At the heart of the Rick Owens fall/winter 2014 menswear show was the idea of protection. Protection build from being part of a group with its own distinctive dress codes and sartorial rules. Protection in the way the cut and weight of a garment can shield the wearer from the world. And protection seen through one of its most literal interpretations -bullet proof and tactical vests.
In this show Owens enveloped his model’s bodies in thick tunic tops and stiff leather jackets that he paired with super wide city shorts and wader high boots, often leaving just bare arms exposed to the elements. He created an army of street savvy warrior’s whose mission in life took a positive or negative slant depending on how the show’s headgear was interpreted. Gangster do-rag or religious headscarf. What emotion were they intended to evoke in the audience? Or was their uncertain origins exactly the point.
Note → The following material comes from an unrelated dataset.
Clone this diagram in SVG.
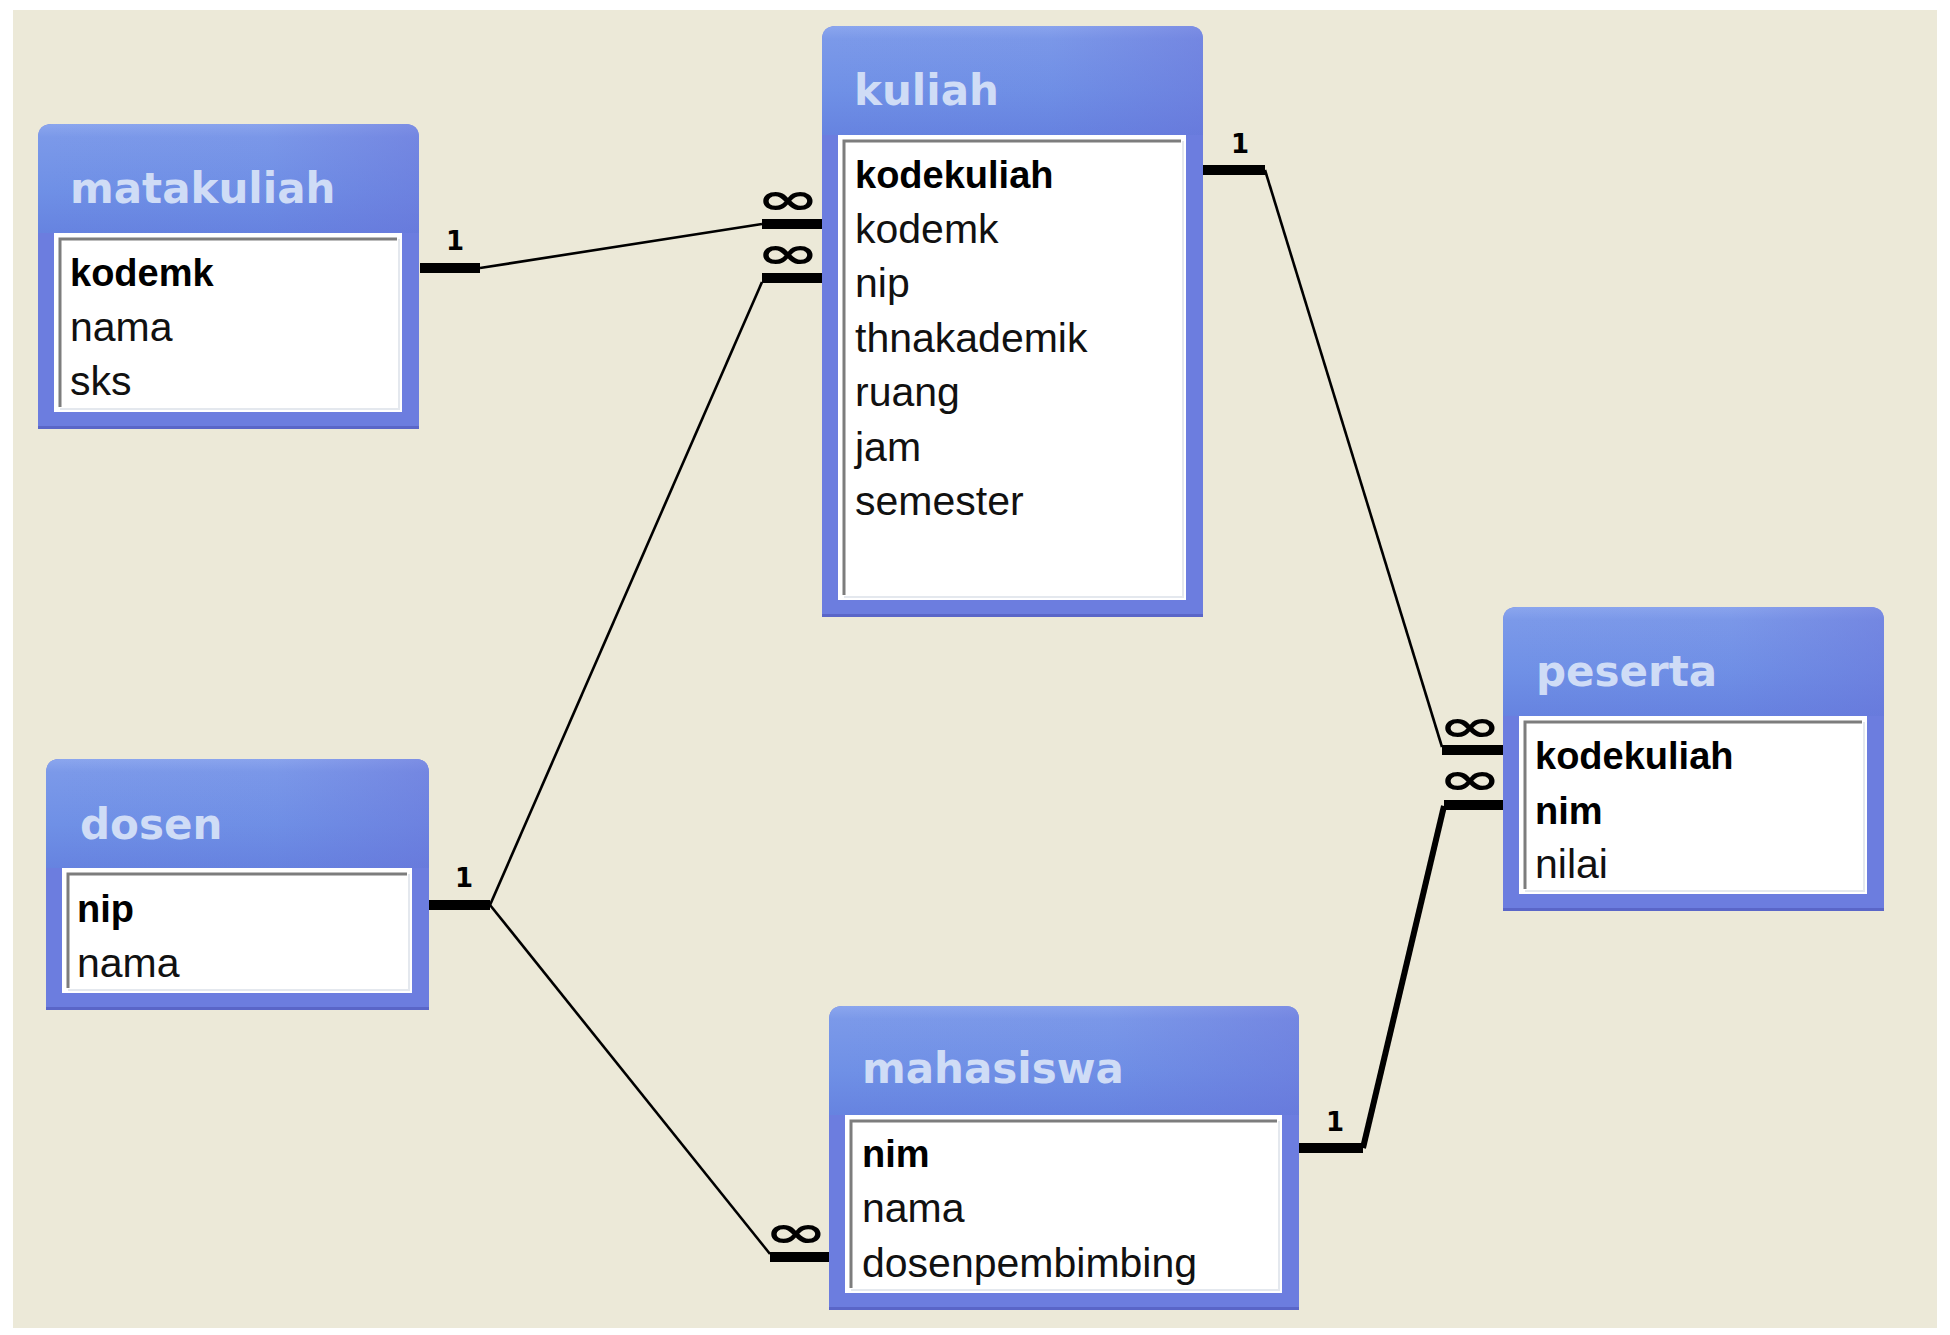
<svg xmlns="http://www.w3.org/2000/svg" width="1950" height="1335" viewBox="0 0 1950 1335">
<defs>
<linearGradient id="hdr" x1="0" y1="0" x2="0" y2="1">
<stop offset="0" stop-color="#8ba6ee"/>
<stop offset="0.12" stop-color="#7b99e9"/>
<stop offset="0.6" stop-color="#6f90e6"/>
<stop offset="1" stop-color="#6683e0"/>
</linearGradient>
<linearGradient id="tint" x1="0" y1="0" x2="1" y2="0">
<stop offset="0" stop-color="#6a70d8" stop-opacity="0"/>
<stop offset="0.6" stop-color="#6a70d8" stop-opacity="0.05"/>
<stop offset="1" stop-color="#6a70d8" stop-opacity="0.45"/>
</linearGradient>
</defs>
<style>
.frame{fill:#6c7ddf}
.hdr{fill:url(#hdr)}
.tint{fill:url(#tint)}
.edge{fill:#5a66c8}
.well{fill:#ffffff}
.sunk{fill:none;stroke:#7d7d7d;stroke-width:3}
.lite{fill:none;stroke:#e4e8ee;stroke-width:2}
.title{font-family:"DejaVu Sans",sans-serif;font-weight:bold;font-size:42px;fill:#cfdcf6}
.f{font-family:"Liberation Sans",Arial,sans-serif;font-size:41px;fill:#111}
.k{font-family:"Liberation Sans",Arial,sans-serif;font-size:38px;font-weight:bold;fill:#000}
.thick{stroke:#000;stroke-width:10;fill:none}
.thin{stroke:#000;stroke-width:2.6;fill:none}
.mid{stroke:#000;stroke-width:6;fill:none}
.one{font-family:"DejaVu Sans",sans-serif;font-weight:bold;font-size:26px;fill:#000;text-anchor:middle}
.inf{font-family:"DejaVu Sans",sans-serif;font-weight:bold;font-size:58px;fill:#000;text-anchor:middle}
</style>
<rect x="0" y="0" width="1950" height="1335" fill="#ffffff"/>
<rect x="13" y="10" width="1924" height="1318" fill="#ece9d8"/>

<g id="matakuliah">
<path class="frame" d="M38,138 Q38,124 52,124 H405 Q419,124 419,138 V429 H38 Z"/>
<path class="hdr" d="M38,138 Q38,124 52,124 H405 Q419,124 419,138 V233 H38 Z"/>
<path class="tint" d="M38,138 Q38,124 52,124 H405 Q419,124 419,138 V233 H38 Z"/>
<rect class="edge" x="38" y="426" width="381" height="3"/>
<rect class="well" x="54" y="233" width="348" height="179"/>
<polyline class="sunk" points="60,407 60,239 397,239"/>
<polyline class="lite" points="60,409 399,409 399,239"/>
<text class="title" x="70" y="203">matakuliah</text>
<text class="k" x="70" y="286">kodemk</text>
<text class="f" x="70" y="340.5">nama</text>
<text class="f" x="70" y="395">sks</text>
</g>

<g id="kuliah">
<path class="frame" d="M822,40 Q822,26 836,26 H1189 Q1203,26 1203,40 V617 H822 Z"/>
<path class="hdr" d="M822,40 Q822,26 836,26 H1189 Q1203,26 1203,40 V135 H822 Z"/>
<path class="tint" d="M822,40 Q822,26 836,26 H1189 Q1203,26 1203,40 V135 H822 Z"/>
<rect class="edge" x="822" y="614" width="381" height="3"/>
<rect class="well" x="838" y="135" width="348" height="465"/>
<polyline class="sunk" points="844,595 844,141 1181,141"/>
<polyline class="lite" points="844,597 1183,597 1183,141"/>
<text class="title" x="854" y="105">kuliah</text>
<text class="k" x="855" y="188">kodekuliah</text>
<text class="f" x="855" y="242.5">kodemk</text>
<text class="f" x="855" y="297">nip</text>
<text class="f" x="855" y="351.5">thnakademik</text>
<text class="f" x="855" y="406">ruang</text>
<text class="f" x="855" y="460.5">jam</text>
<text class="f" x="855" y="515">semester</text>
</g>

<g id="peserta">
<path class="frame" d="M1503,621 Q1503,607 1517,607 H1870 Q1884,607 1884,621 V911 H1503 Z"/>
<path class="hdr" d="M1503,621 Q1503,607 1517,607 H1870 Q1884,607 1884,621 V716 H1503 Z"/>
<path class="tint" d="M1503,621 Q1503,607 1517,607 H1870 Q1884,607 1884,621 V716 H1503 Z"/>
<rect class="edge" x="1503" y="908" width="381" height="3"/>
<rect class="well" x="1519" y="716" width="348" height="178"/>
<polyline class="sunk" points="1525,889 1525,722 1862,722"/>
<polyline class="lite" points="1525,891 1864,891 1864,722"/>
<text class="title" x="1536" y="686">peserta</text>
<text class="k" x="1535" y="769">kodekuliah</text>
<text class="k" x="1535" y="823.5">nim</text>
<text class="f" x="1535" y="878">nilai</text>
</g>

<g id="dosen">
<path class="frame" d="M46,773 Q46,759 60,759 H415 Q429,759 429,773 V1010 H46 Z"/>
<path class="hdr" d="M46,773 Q46,759 60,759 H415 Q429,759 429,773 V868 H46 Z"/>
<path class="tint" d="M46,773 Q46,759 60,759 H415 Q429,759 429,773 V868 H46 Z"/>
<rect class="edge" x="46" y="1007" width="383" height="3"/>
<rect class="well" x="62" y="868" width="350" height="125"/>
<polyline class="sunk" points="68,988 68,874 407,874"/>
<polyline class="lite" points="68,990 409,990 409,874"/>
<text class="title" x="80" y="839">dosen</text>
<text class="k" x="77" y="922">nip</text>
<text class="f" x="77" y="976.5">nama</text>
</g>

<g id="mahasiswa">
<path class="frame" d="M829,1020 Q829,1006 843,1006 H1285 Q1299,1006 1299,1020 V1310 H829 Z"/>
<path class="hdr" d="M829,1020 Q829,1006 843,1006 H1285 Q1299,1006 1299,1020 V1115 H829 Z"/>
<path class="tint" d="M829,1020 Q829,1006 843,1006 H1285 Q1299,1006 1299,1020 V1115 H829 Z"/>
<rect class="edge" x="829" y="1307" width="470" height="3"/>
<rect class="well" x="845" y="1115" width="437" height="178"/>
<polyline class="sunk" points="851,1288 851,1121 1277,1121"/>
<polyline class="lite" points="851,1290 1279,1290 1279,1121"/>
<text class="title" x="862" y="1083">mahasiswa</text>
<text class="k" x="862" y="1167">nim</text>
<text class="f" x="862" y="1222">nama</text>
<text class="f" x="862" y="1277">dosenpembimbing</text>
</g>

<g id="connectors">
<line class="thick" x1="420" y1="268" x2="480" y2="268"/>
<line class="thin" x1="480" y1="268" x2="762" y2="224"/>
<line class="thick" x1="762" y1="224" x2="822" y2="224"/>

<line class="thick" x1="429" y1="905" x2="490" y2="905"/>
<line class="thin" x1="490" y1="905" x2="762" y2="282"/>
<line class="thick" x1="762" y1="278" x2="822" y2="278"/>
<line class="thin" x1="490" y1="905" x2="770" y2="1254"/>
<line class="thick" x1="770" y1="1257" x2="829" y2="1257"/>

<line class="thick" x1="1203" y1="170" x2="1265" y2="170"/>
<line class="thin" x1="1265" y1="170" x2="1442" y2="747"/>
<line class="thick" x1="1442" y1="750" x2="1503" y2="750"/>

<line class="thick" x1="1299" y1="1148" x2="1363" y2="1148"/>
<line class="mid" x1="1363" y1="1148" x2="1444" y2="806"/>
<line class="thick" x1="1444" y1="805" x2="1503" y2="805"/>

<text class="one" x="455" y="250">1</text>
<text class="one" x="464" y="887">1</text>
<text class="one" x="1240" y="153">1</text>
<text class="one" x="1335" y="1131">1</text>

<text class="inf" transform="translate(788,199) scale(1.31,0.75)" x="0" y="20">∞</text>
<text class="inf" transform="translate(788,253) scale(1.31,0.75)" x="0" y="20">∞</text>
<text class="inf" transform="translate(1470,726) scale(1.31,0.75)" x="0" y="20">∞</text>
<text class="inf" transform="translate(1470,779) scale(1.31,0.75)" x="0" y="20">∞</text>
<text class="inf" transform="translate(796,1232) scale(1.31,0.75)" x="0" y="20">∞</text>
</g>
</svg>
As if to undermined the threatening undercurrent of his outfits the designer also offered an alternative silhouette. Oversized leather or cashmere onesies cut with a zipper curving over the rump- nothing deflates the masculinity of a garment faster then a trap door to the derrière. His choice to cut his protective police vests in glossy satin and the addition of stiff satin scarves tied with artistic flourish around the neck were other ways Owens was able to deflect and soften his defensive ensembles.
But what you walked away with from this show wasn’t a feeling of being deflected or put off of the outfits. With his endearing touches Owen actually built a desire in his audience to try and find a way past all the protection and connect with the man within.